The difference between a home equity line of credit and a home equity loan is really quite simple. While both loans are secured based on the existing equity in the home, the manner in which the funds are disbursed to the homeowner is rather quite different. In a home equity loan the homeowner is given all of the funds immediately. However in a home equity line of credit the funds are made available to the homeowner but are not immediately disbursed. The homeowner is able to draw against this line of credit as he sees fit. There are limits to the amount which can be withdrawn and there is also a limit on when funds can be withdrawn. A home equity has a draw period and a repayment period. Funds can be withdrawn during the draw period but must be repaid during the repayment period.
How Can a Home Equity Line of Credit Be Used?

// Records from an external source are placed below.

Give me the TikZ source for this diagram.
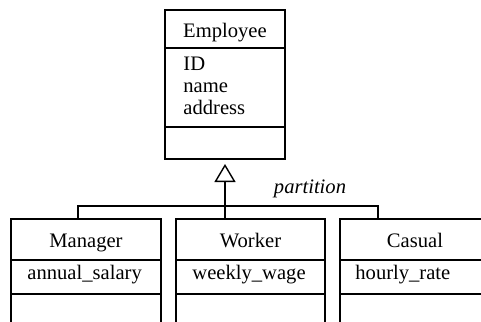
\documentclass[tikz,border=0pt]{standalone}
\usepackage{fontspec}
\setmainfont{Liberation Serif}
\usetikzlibrary{positioning}
\usetikzlibrary{arrows.meta}
\newcommand{\umlfont}{\fontsize{10.3}{11}\selectfont}
\tikzset{
    classpart/.style={draw=black, line width=0.7pt, inner sep=0pt, outer sep=0pt,
        text height=8.5pt, text depth=0.5pt, font=\umlfont},
    attrlist/.style={inner sep=0pt, align=left, anchor=base west, font=\umlfont},
    inherit/.style={draw=black, line width=0.7pt},
    generalise/.style={draw=black, line width=0.7pt,
        -{Triangle[open, length=9pt, width=10.5pt]}}
}

\begin{document}
\begin{tikzpicture}[x=0.5pt, y=-0.5pt]
\useasboundingbox (0,0) rectangle (481,321);
\clip (0,0) rectangle (481,321);
% superclass
\node[classpart, minimum width=60pt, minimum height=19pt, anchor=north west] (emp) at (165,10) {Employee};
\node[classpart, minimum width=60pt, minimum height=39.5pt, below=0pt of emp] (emp-attr) {};
\node[classpart, minimum width=60pt, minimum height=16pt, below=0pt of emp-attr] (emp-ops) {};
\node[attrlist] (emp-list) at ([xshift=9pt, yshift=-33pt]emp-attr.north west) {ID\\name\\address};
% subclasses
\node[classpart, minimum width=75pt, minimum height=20.5pt, anchor=north west] (mgr) at (11,219) {Manager};
\node[classpart, minimum width=75pt, minimum height=17pt, below=0pt of mgr] (mgr-attr) {};
\node[classpart, minimum width=75pt, minimum height=23pt, below=0pt of mgr-attr] (mgr-ops) {};
\node[attrlist] (mgr-list) at ([xshift=8pt, yshift=-9.5pt]mgr-attr.north west) {annual\_salary};

\node[classpart, minimum width=74.5pt, minimum height=20.5pt, right=7.5pt of mgr] (wkr) {Worker};
\node[classpart, minimum width=74.5pt, minimum height=17pt, below=0pt of wkr] (wkr-attr) {};
\node[classpart, minimum width=74.5pt, minimum height=23pt, below=0pt of wkr-attr] (wkr-ops) {};
\node[attrlist] (wkr-list) at ([xshift=8pt, yshift=-9.5pt]wkr-attr.north west) {weekly\_wage};

\node[classpart, minimum width=75pt, minimum height=20.5pt, right=7.5pt of wkr] (cas) {Casual};
\node[classpart, minimum width=75pt, minimum height=17pt, below=0pt of cas] (cas-attr) {};
\node[classpart, minimum width=75pt, minimum height=23pt, below=0pt of cas-attr] (cas-ops) {};
\node[attrlist] (cas-list) at ([xshift=7.5pt, yshift=-9.5pt]cas-attr.north west) {hourly\_rate};
% generalisation
\coordinate (split) at ([yshift=-23.5pt]emp-ops.south);
\draw[inherit] ([xshift=-4pt]mgr.north) |- (split) -| ([xshift=-18.5pt]cas.north);
\draw[generalise, shorten >=2.5pt] (wkr.north -| emp-ops.south) -- (emp-ops.south);
\node[font=\umlfont\itshape, anchor=base] (part) at (310,193) {partition};
\end{tikzpicture}
\end{document}
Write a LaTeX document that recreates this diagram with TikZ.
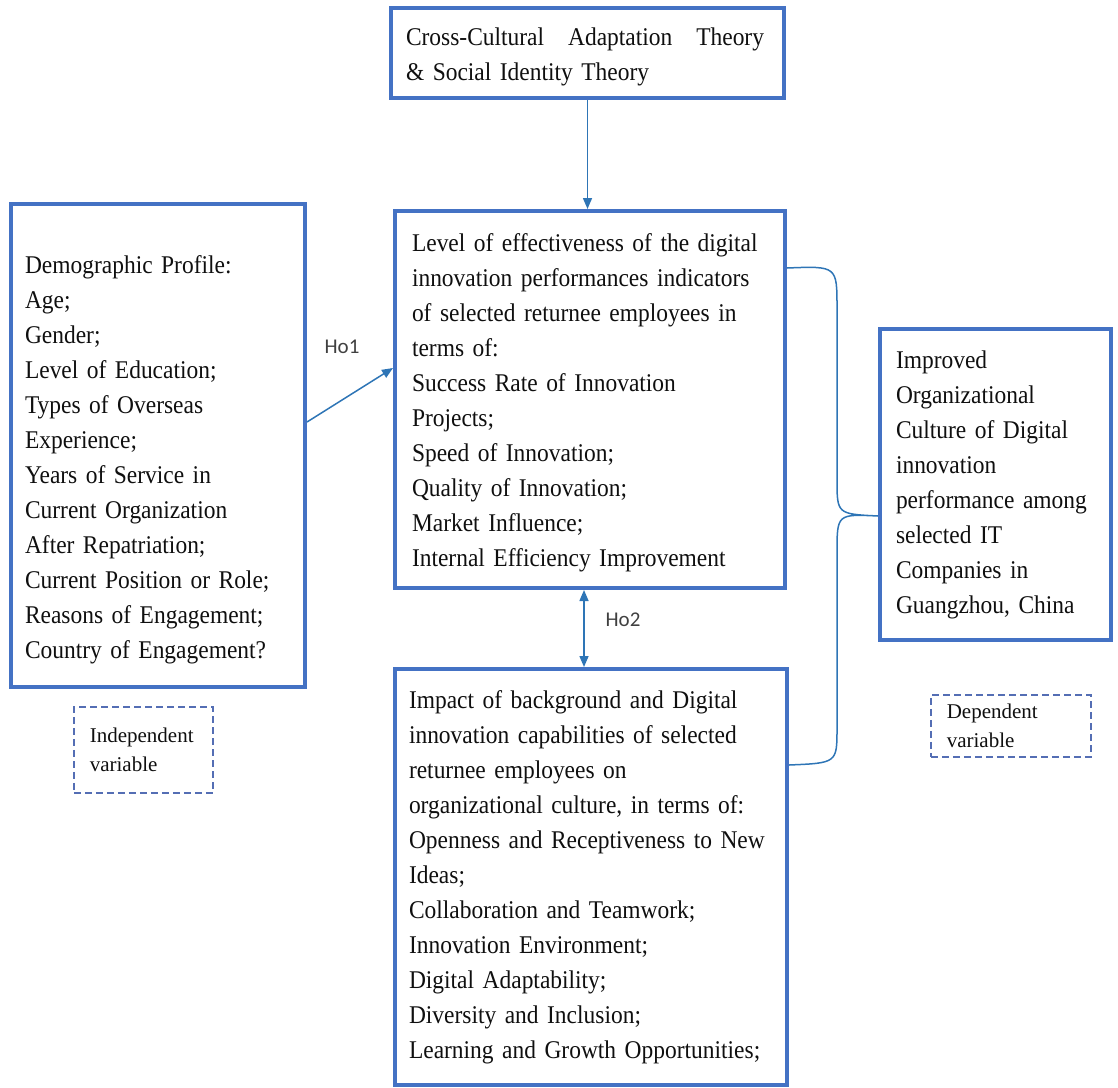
\documentclass[tikz,border=0pt]{standalone}
\usepackage{fontspec}
\setmainfont{Liberation Serif}
\newfontfamily\bodyfont{Liberation Serif}[FakeStretch=0.92]
\newfontfamily\hofont{Carlito}
\usetikzlibrary{arrows.meta}
\definecolor{boxblue}{RGB}{68,114,196}
\definecolor{lineblue}{RGB}{46,117,182}
\definecolor{dashblue}{RGB}{84,110,180}
\definecolor{hogray}{RGB}{64,64,64}
\definecolor{inkblack}{RGB}{15,15,15}
\tikzset{
  box/.style={draw=boxblue, line width=4pt, anchor=north west, inner ysep=0pt, align=left, text=inkblack, font=\bodyfont\fontsize{25.5}{35}\selectfont},
  varbox/.style={draw=dashblue, line width=1.6pt, dash pattern=on 7pt off 4pt, anchor=north west, inner ysep=0pt, inner xsep=16pt, align=left, text=inkblack, font=\fontsize{21}{29}\selectfont},
  link/.style={draw=lineblue, line width=1.5pt},
  holabel/.style={text=hogray, font=\hofont\fontsize{21}{25}\selectfont},
}
\begin{document}
\begin{tikzpicture}[x=1pt,y=-1pt,>={Triangle[length=11pt,width=9pt]}]
\useasboundingbox (0,0) rectangle (1118,1087);

% boxes
\node[box, inner xsep=15pt, text width=363pt, minimum height=90pt] (theory) at (389,6)
  {\rule{0pt}{25pt}\makebox[358pt][l]{Cross-Cultural\hfill Adaptation\hfill Theory}\\ \& Social Identity Theory};
\node[box, inner xsep=17pt, text width=356pt, minimum height=377pt] (effect) at (393,209)
  {\rule{0pt}{24pt}Level of effectiveness of the digital\\ innovation performances indicators\\ of selected returnee employees in\\ terms of:\\ Success Rate of Innovation\\ Projects;\\ Speed of Innovation;\\ Quality of Innovation;\\ Market Influence;\\ Internal Efficiency Improvement};
\node[box, inner xsep=14pt, text width=266pt, minimum height=483pt] (demo) at (9,202)
  {\rule{0pt}{46pt}Demographic Profile:\\ Age;\\ Gender;\\ Level of Education;\\ Types of Overseas\\ Experience;\\ Years of Service in\\ Current Organization\\ After Repatriation;\\ Current Position or Role;\\ Reasons of Engagement;\\ Country of Engagement?};
\node[box, inner xsep=14pt, text width=364pt, minimum height=416pt] (impact) at (393,667)
  {Impact of background and Digital\\ innovation capabilities of selected\\ returnee employees on\\ organizational culture, in terms of:\\ Openness and Receptiveness to New\\ Ideas;\\ Collaboration and Teamwork;\\ Innovation Environment;\\ Digital Adaptability;\\ Diversity and Inclusion;\\ Learning and Growth Opportunities;};
\node[box, inner xsep=16pt, text width=199pt, minimum height=311pt] (culture) at (878,327)
  {Improved\\ Organizational\\ Culture of Digital\\ innovation\\ performance among\\ selected IT\\ Companies in\\ Guangzhou, China};

% variable labels
\node[varbox, text width=107pt, minimum height=86pt] (indep) at (73,706) {Independent\\ variable};
\node[varbox, text width=128pt, minimum height=62pt] (dep) at (930,694) {Dependent\\ variable};

% arrows
\draw[link,->] (theory.south) -- (theory.south |- effect.north);
\draw[link,->] ([yshift=23.5pt]demo.east) -- ([yshift=31.5pt]effect.west);
\draw[link,<->] ([xshift=-6pt]effect.south) -- ([xshift=-6pt]effect.south |- impact.north);
\node[holabel] (ho1) at (342,347) {Ho1};
\node[holabel] (ho2) at (623,620) {Ho2};

% brace to the dependent variable
\coordinate (btop) at ([yshift=131.5pt]effect.east);
\coordinate (btip) at ([yshift=-31.5pt]culture.west);
\coordinate (bbot) at ([yshift=112pt]impact.east);
\draw[link] (btop) .. controls (837,266) .. (837,308) -- (837,479)
  .. controls (837,514) .. (btip) .. controls (837,514) .. (837,553) -- (837,728)
  .. controls (837,763) .. (bbot);

\end{tikzpicture}
\end{document}
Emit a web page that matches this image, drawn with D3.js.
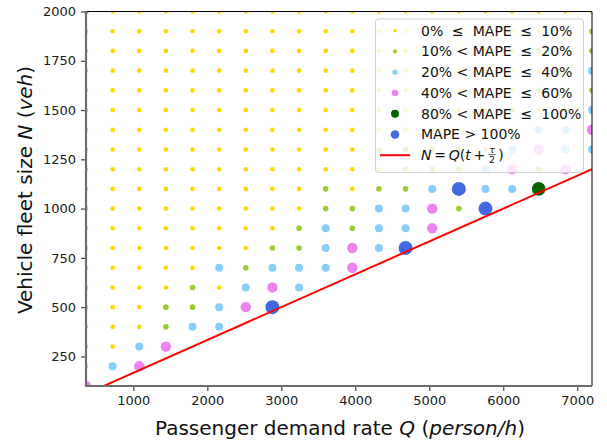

One of the biggest advantages of a home equity line of credit is that the funds can be used for any purpose specified by the homeowner. While other loans such as an auto loan or even a traditional mortgage might have strict restrictions on how the money lent to the homeowner can be used, there are no such restrictions on a home equity line of credit. Common uses of a home equity line of credit include the following:
* Home renovations or improvement projects
* Opening a small business
* Taking a dream vacation
* Pursuing higher educational goals
* Opening a small business
In some cases the interest paid on a home equity line of credit may be considered tax deductible. This may apply in situations where the funds are used to make repairs or improvements to the home. However, these expenses are not always tax deductible and the homeowner should consult with a tax professional before making decisions regarding which interest payments can be deducted.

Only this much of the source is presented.